Updated: May 20
Last week, high street retailer Wilko announced it is to cut sick pay entitlement for every member of staff in stores and distribution centres. There will be no company sick pay after the first occasion of sickness. And if you have been with the company for less than a year you'll be entitled to nothing at all.
How did anyone making this decision, just as Coronavirus starts to bite, not think it would bite them back? Because a quick glance at the national press or social media shows the start of a not unsurprising backlash.
The fact that Wilko claim their existing policy is actually better than many other retailers, and that this is more a case of falling (sic) in line with industry standards, counts for nothing. It looks like what it (probably) is: a cynical act of business expediency and cost cuting at the expense of their staff slipped under the radar in a bad news cycle.
Aside from the negative impact it will have on the already precarious position of the low paid, frontline staff who make their business happen, what about the response of their customers? A significant proportion will be in a similar economic situation, and will feel the pain by association. Plus, as many tweets have said, how can you know Wilko employees aren't unwell if they have to work to eat? So better to shop elsewhere.
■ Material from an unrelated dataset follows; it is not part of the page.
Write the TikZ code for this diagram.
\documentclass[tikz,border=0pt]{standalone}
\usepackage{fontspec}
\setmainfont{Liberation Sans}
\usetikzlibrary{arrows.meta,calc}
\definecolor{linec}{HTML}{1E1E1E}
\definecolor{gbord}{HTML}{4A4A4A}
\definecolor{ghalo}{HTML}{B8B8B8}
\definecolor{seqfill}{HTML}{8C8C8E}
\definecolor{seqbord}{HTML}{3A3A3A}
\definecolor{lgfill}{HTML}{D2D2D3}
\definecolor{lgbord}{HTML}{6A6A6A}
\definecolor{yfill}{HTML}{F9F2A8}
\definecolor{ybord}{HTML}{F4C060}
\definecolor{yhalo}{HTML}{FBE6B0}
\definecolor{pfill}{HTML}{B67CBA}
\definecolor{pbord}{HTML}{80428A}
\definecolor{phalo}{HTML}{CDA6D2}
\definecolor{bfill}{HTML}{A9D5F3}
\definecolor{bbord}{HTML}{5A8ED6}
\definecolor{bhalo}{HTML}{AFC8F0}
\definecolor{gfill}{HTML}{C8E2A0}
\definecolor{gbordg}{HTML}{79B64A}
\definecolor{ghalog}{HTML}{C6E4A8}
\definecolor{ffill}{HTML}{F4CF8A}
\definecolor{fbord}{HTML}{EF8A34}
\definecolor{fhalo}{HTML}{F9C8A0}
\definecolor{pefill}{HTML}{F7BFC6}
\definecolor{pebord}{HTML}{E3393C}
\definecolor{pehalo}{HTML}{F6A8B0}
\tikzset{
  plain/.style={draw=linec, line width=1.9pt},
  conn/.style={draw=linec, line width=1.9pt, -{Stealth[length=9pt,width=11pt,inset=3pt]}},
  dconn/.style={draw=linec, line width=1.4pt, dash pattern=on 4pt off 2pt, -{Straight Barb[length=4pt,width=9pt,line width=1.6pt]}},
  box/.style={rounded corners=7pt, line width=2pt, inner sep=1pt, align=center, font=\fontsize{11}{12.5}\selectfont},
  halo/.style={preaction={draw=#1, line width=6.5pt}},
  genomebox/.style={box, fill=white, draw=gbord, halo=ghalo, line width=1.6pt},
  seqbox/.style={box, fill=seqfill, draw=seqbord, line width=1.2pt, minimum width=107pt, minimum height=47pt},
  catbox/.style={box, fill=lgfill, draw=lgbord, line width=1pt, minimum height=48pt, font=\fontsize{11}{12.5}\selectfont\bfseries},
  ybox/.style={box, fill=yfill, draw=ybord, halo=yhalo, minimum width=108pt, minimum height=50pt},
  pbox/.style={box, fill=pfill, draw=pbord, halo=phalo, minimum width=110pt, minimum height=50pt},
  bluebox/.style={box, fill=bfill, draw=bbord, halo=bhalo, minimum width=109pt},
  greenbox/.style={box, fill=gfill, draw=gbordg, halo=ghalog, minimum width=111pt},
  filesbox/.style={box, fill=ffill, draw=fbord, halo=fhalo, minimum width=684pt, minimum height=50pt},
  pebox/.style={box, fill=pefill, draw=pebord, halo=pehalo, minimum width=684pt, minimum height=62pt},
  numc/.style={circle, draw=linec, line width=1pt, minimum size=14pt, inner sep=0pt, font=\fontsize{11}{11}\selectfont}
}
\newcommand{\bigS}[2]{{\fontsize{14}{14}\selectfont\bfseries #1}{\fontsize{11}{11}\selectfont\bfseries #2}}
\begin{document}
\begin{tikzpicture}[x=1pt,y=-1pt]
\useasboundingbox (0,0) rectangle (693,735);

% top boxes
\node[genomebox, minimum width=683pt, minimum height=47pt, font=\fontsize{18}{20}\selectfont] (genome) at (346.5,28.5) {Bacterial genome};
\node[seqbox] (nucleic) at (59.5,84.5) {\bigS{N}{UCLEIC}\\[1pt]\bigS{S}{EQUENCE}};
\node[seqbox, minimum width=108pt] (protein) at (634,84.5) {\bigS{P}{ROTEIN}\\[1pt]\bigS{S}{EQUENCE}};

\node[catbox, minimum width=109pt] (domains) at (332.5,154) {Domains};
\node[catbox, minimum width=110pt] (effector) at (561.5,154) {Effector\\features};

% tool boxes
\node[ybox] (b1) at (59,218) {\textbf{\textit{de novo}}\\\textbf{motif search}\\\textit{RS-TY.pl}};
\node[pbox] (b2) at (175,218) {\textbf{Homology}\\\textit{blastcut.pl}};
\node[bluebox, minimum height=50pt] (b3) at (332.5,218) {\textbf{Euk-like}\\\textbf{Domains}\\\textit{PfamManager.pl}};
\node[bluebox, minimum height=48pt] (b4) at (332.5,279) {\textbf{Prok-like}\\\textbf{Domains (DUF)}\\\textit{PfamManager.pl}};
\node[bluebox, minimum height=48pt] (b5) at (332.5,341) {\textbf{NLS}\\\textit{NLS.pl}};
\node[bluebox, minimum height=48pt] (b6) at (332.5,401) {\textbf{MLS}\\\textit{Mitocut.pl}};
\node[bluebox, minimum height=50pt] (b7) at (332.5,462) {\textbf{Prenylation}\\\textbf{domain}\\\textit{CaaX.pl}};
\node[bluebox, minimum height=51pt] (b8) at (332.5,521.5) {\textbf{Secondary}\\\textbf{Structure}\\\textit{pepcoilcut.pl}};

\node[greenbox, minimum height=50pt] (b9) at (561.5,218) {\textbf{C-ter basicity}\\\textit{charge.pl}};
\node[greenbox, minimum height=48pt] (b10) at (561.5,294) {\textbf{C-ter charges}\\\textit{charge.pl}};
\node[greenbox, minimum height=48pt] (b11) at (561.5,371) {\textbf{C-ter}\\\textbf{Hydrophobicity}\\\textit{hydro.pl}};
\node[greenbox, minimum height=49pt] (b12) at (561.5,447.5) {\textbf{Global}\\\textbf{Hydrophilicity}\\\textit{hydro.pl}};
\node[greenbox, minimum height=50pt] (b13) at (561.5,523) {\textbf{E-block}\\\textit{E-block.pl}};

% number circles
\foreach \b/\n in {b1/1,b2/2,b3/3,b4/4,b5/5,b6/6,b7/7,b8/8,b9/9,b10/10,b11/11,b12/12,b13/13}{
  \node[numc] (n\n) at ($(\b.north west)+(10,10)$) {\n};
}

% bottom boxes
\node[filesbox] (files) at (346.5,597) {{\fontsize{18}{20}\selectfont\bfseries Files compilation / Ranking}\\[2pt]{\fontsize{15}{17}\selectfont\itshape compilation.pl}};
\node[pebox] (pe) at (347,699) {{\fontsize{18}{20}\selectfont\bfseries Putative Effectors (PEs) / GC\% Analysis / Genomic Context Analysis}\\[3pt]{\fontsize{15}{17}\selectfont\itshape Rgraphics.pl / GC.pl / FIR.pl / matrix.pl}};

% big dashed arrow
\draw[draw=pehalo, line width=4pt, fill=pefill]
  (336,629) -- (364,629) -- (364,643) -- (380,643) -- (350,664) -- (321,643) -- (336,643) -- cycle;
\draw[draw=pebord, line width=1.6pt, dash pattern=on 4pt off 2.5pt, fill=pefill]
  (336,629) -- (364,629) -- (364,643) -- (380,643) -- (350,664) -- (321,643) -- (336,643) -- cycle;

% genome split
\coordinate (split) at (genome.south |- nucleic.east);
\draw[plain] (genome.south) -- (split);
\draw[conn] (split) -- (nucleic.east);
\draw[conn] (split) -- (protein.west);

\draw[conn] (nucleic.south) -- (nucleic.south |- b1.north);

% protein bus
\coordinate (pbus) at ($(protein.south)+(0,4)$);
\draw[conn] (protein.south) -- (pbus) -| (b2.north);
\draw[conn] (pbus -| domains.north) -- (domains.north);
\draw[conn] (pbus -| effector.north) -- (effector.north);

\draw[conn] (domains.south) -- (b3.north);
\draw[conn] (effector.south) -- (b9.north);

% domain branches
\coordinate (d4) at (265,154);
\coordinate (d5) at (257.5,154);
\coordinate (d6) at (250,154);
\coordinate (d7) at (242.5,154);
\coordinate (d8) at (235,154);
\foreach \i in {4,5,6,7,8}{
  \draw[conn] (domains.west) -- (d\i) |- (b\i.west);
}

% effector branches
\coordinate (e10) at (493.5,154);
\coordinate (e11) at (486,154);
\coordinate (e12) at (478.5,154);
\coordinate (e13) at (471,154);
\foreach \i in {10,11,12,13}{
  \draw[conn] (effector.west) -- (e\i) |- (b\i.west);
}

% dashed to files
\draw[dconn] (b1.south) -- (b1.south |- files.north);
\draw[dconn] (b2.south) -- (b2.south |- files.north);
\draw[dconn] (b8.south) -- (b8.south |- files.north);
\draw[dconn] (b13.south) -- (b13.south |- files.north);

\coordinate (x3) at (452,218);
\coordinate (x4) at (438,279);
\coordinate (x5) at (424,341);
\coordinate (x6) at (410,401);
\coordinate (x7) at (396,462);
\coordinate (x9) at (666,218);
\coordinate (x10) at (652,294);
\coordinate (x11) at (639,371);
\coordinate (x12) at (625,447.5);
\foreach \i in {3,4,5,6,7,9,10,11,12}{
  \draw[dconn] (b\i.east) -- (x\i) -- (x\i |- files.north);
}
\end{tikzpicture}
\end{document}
The fact that both these concerns will be true of staff at most big retailers is irrelevant. At a time of heightened awareness and concern, Wilko have gone out of their way to make this something associated with their stores. And when people are attuned to something they will always notice.
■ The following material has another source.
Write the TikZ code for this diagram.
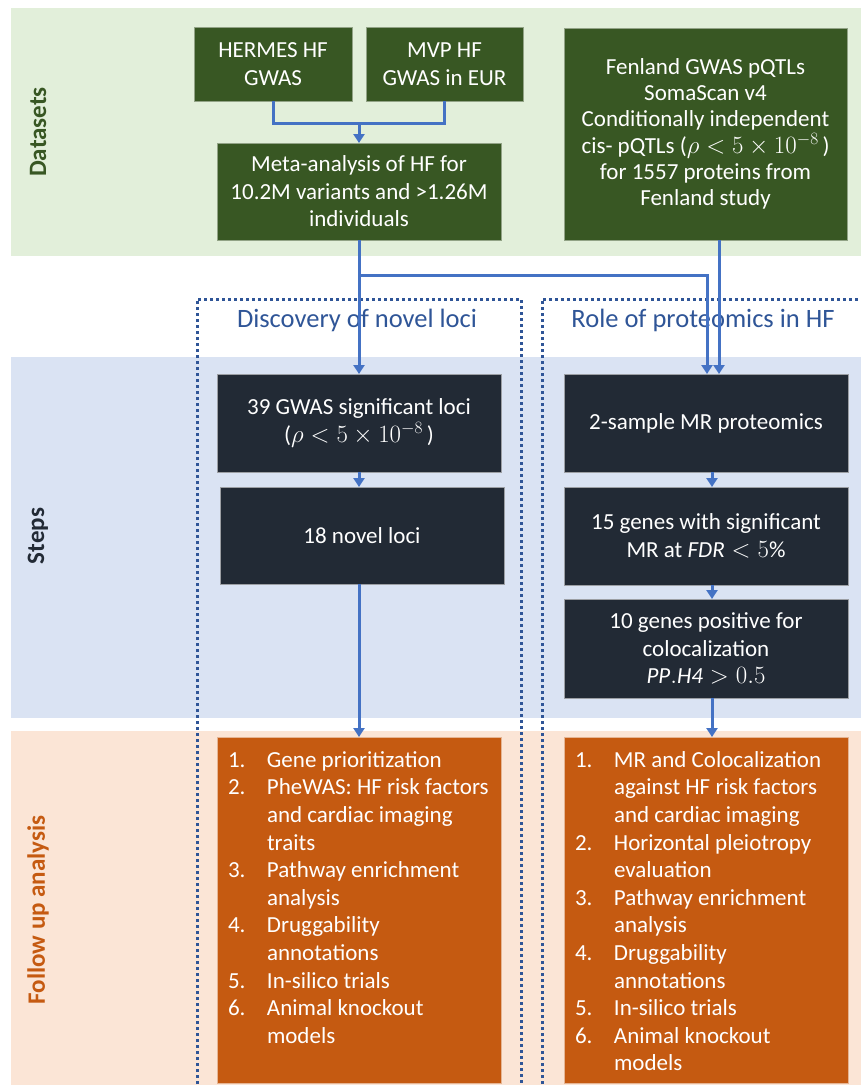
\documentclass[tikz,border=0pt]{standalone}
\usepackage{fontspec}
\setmainfont{Carlito}
\usepackage{tikz}
\usetikzlibrary{arrows.meta,calc}

\definecolor{dsband}{HTML}{E2EFDA}
\definecolor{stband}{HTML}{DAE3F3}
\definecolor{fuband}{HTML}{FBE5D6}
\definecolor{dsgreen}{HTML}{385723}
\definecolor{stslate}{HTML}{222A35}
\definecolor{fuorange}{HTML}{C55A11}
\definecolor{flowblue}{HTML}{4472C4}
\definecolor{dotblue}{HTML}{2F5597}

\tikzset{
  boxtext/.style={text=white, inner sep=0pt, outer sep=0pt, align=center,
                  font=\fontsize{23}{27.5}\selectfont},
  dsbox/.style={boxtext, draw=dsgreen!55!white, line width=0.8pt, fill=dsgreen},
  stbox/.style={boxtext, draw=stslate!45!white, line width=0.8pt, fill=stslate,
                minimum width=284pt},
  fubox/.style={boxtext, draw=fuorange!45!white, line width=0.8pt, fill=fuorange,
                align=left, minimum width=284pt, minimum height=346pt,
                font=\fontsize{23}{27.6}\selectfont},
  bandlabel/.style={rotate=90, font=\fontsize{25}{30}\selectfont\bfseries},
  pathtitle/.style={text=dotblue, font=\fontsize{26.5}{30}\selectfont},
  flow/.style={draw=flowblue, line width=3pt},
  flowarrow/.style={flow, -{Triangle[length=9pt,width=11pt]}},
  pathframe/.style={draw=dotblue, line width=3pt, dash pattern=on 3pt off 3pt}
}

\begin{document}
\begin{tikzpicture}[x=1pt, y=-1pt]
        \useasboundingbox (0,0) rectangle (861,1085);
        % bands
        \fill [dsband] (11,8)   rectangle (861,256);                      %Datasets
        \fill [stband] (11,357) rectangle (861,718);                      %Steps
        \fill [fuband] (11,731) rectangle (861,1085);                     %Follow up
        \node [bandlabel, text=dsgreen]  (lblds) at (38,132) {Datasets};
        \node [bandlabel, text=stslate]  (lblst) at (38,536) {Steps};
        \node [bandlabel, text=fuorange] (lblfu) at (38,910) {Follow up analysis};

        % dotted frames for the two paths
        \draw [pathframe] (197,1090) -- (197,299) -- (521,299) -- (521,1090);
        \draw [pathframe] (542,1090) -- (542,299) -- (866,299);

        % datasets
        \node [dsbox, minimum width=158pt, minimum height=74pt]  (hermes)  at (273,64)    {HERMES HF\\GWAS};
        \node [dsbox, minimum width=157pt, minimum height=74pt]  (mvp)     at (444.5,64)  {MVP HF\\GWAS in EUR};
        \node [dsbox, minimum width=284pt, minimum height=97pt]  (meta)    at (359,191.5) {Meta-analysis of HF for\\10.2M variants and >1.26M\\individuals};
        \node [dsbox, minimum width=283pt, minimum height=212pt, font=\fontsize{23}{26.3}\selectfont] (fenland) at (705.5,134)
              {Fenland GWAS pQTLs\\SomaScan v4\\Conditionally independent\\cis- pQTLs ($\rho<5\times10^{-8}$\,)\\for 1557 proteins from\\Fenland study};

        % steps
        \node [stbox, minimum height=98pt] (gwas39)  at (359,423)   {39 GWAS significant loci\\($\rho<5\times10^{-8}$\,)};
        \node [stbox, minimum height=97pt] (novel18) at (362,535.5) {18 novel loci};
        \node [stbox, minimum height=98pt] (mr2)     at (706,423)   {2-sample MR proteomics};
        \node [stbox, minimum height=98pt] (genes15) at (706,536)   {15 genes with significant\\MR at $\mathit{FDR}<5\%$};
        \node [stbox, minimum height=99pt] (genes10) at (706,648.5) {10 genes positive for\\colocalization\\$\mathit{PP.H4}>0.5$};

        % follow up
        \node [fubox] (followL) at (359,910)
              {\parbox[t][346pt][t]{284pt}{\vspace{11pt}\hspace*{11pt}\begin{tabular}{@{}p{39pt}@{}l@{}}
                 1. & Gene prioritization\\
                 2. & PheWAS: HF risk factors\\
                    & and cardiac imaging\\
                    & traits\\
                 3. & Pathway enrichment\\
                    & analysis\\
                 4. & Druggability\\
                    & annotations\\
                 5. & In-silico trials\\
                 6. & Animal knockout\\
                    & models
               \end{tabular}}};
        \node [fubox] (followR) at (706,910)
              {\parbox[t][346pt][t]{284pt}{\vspace{11pt}\hspace*{11pt}\begin{tabular}{@{}p{39pt}@{}l@{}}
                 1. & MR and Colocalization\\
                    & against HF risk factors\\
                    & and cardiac imaging\\
                 2. & Horizontal pleiotropy\\
                    & evaluation\\
                 3. & Pathway enrichment\\
                    & analysis\\
                 4. & Druggability\\
                    & annotations\\
                 5. & In-silico trials\\
                 6. & Animal knockout\\
                    & models
               \end{tabular}}};

        % path titles
        \node [pathtitle] (ttlnovel) at (357,320) {Discovery of novel loci};
        \node [pathtitle] (ttlprot)  at (703,320) {Role of proteomics in HF};

        % connectors
        \coordinate (join)  at (359,123);
        \coordinate (split) at (359,275);
        \draw [flow]      (hermes.south) |- (join) -| (mvp.south);
        \draw [flowarrow] (join) -- (meta.north);
        \draw [flowarrow] (meta.south) -- (gwas39.north);
        \draw [flowarrow] (split) -| ($(mr2.north)+(1,0)$);
        \draw [flowarrow] ($(fenland.south)+(13.5,0)$) -- ($(mr2.north)+(13,0)$);
        \draw [flowarrow] (gwas39.south) -- (gwas39.south |- novel18.north);
        \draw [flowarrow] ($(novel18.south)+(-3,0)$) -- (followL.north);
        \draw [flowarrow] ($(mr2.south)+(6,0)$) -- ($(genes15.north)+(6,0)$);
        \draw [flowarrow] ($(genes15.south)+(6,0)$) -- ($(genes10.north)+(6,0)$);
        \draw [flowarrow] ($(genes10.south)+(6,0)$) -- ($(followR.north)+(6,0)$);
\end{tikzpicture}
\end{document}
It begs a question: even if a 'business necessity' (not something I would subscribe to), why not hold back for 6 months rather than kick people when they're down? It just looks opportunistic in a bad way.
Or (and please excuse my naivety) perhaps go one step further and actually embrace the current position, seeing it as an opportunity not a cost. As a response by Wilko to the coverage said:
"we have been a family friendly company for 90 years and we remain so...(with) a generous company sick pay policy which is over and above the market"
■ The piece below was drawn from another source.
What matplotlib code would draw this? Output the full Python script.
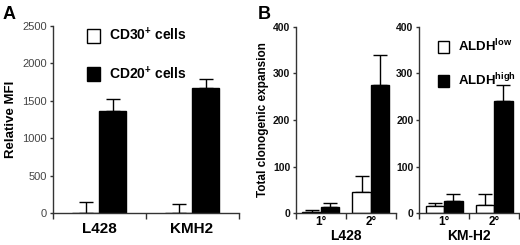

So rather than compromise it, why not publicise and celebrate this 'generosity', as a defining and differentiating part of the Wilko proposition.
At a time when life seems more challenging than ever for many who are already feeling marginalised, there is potentially much to be gained for a high street retailer (or local manufacturer) to show some empathy by walking in the shoes of both staff and customers: adopting a position that says 'we understand...we're on your side'.
Which seems to fit very well with Wilko's stated values on their website (go figure!):
"As a family owned business, we exist to free up hard working families to be the best they can be. We know what it takes to keep a busy home running smoothly. We get what it means to make the most of family life. And we understand the things that really matter"
Alternatively, cut sick pay for hard working families at a time when they need it most and see how much understanding of keeping a busy home running that demonstrates.
If a point of comparison is needed, just look at Greggs. Already active in local communities and seen as a champion of the high street, they have just announced they will continue to pay workers hit by coronavirus. I have no idea about their wider employment policies. And yes they include a caveat around how serious things get. But it's still an important and compelling statement of intent, that leaves me liking Greggs more and inclined to pay them a visit for my next pasty.
There's maybe something here for all of us to learn at this time. Wilko in particular.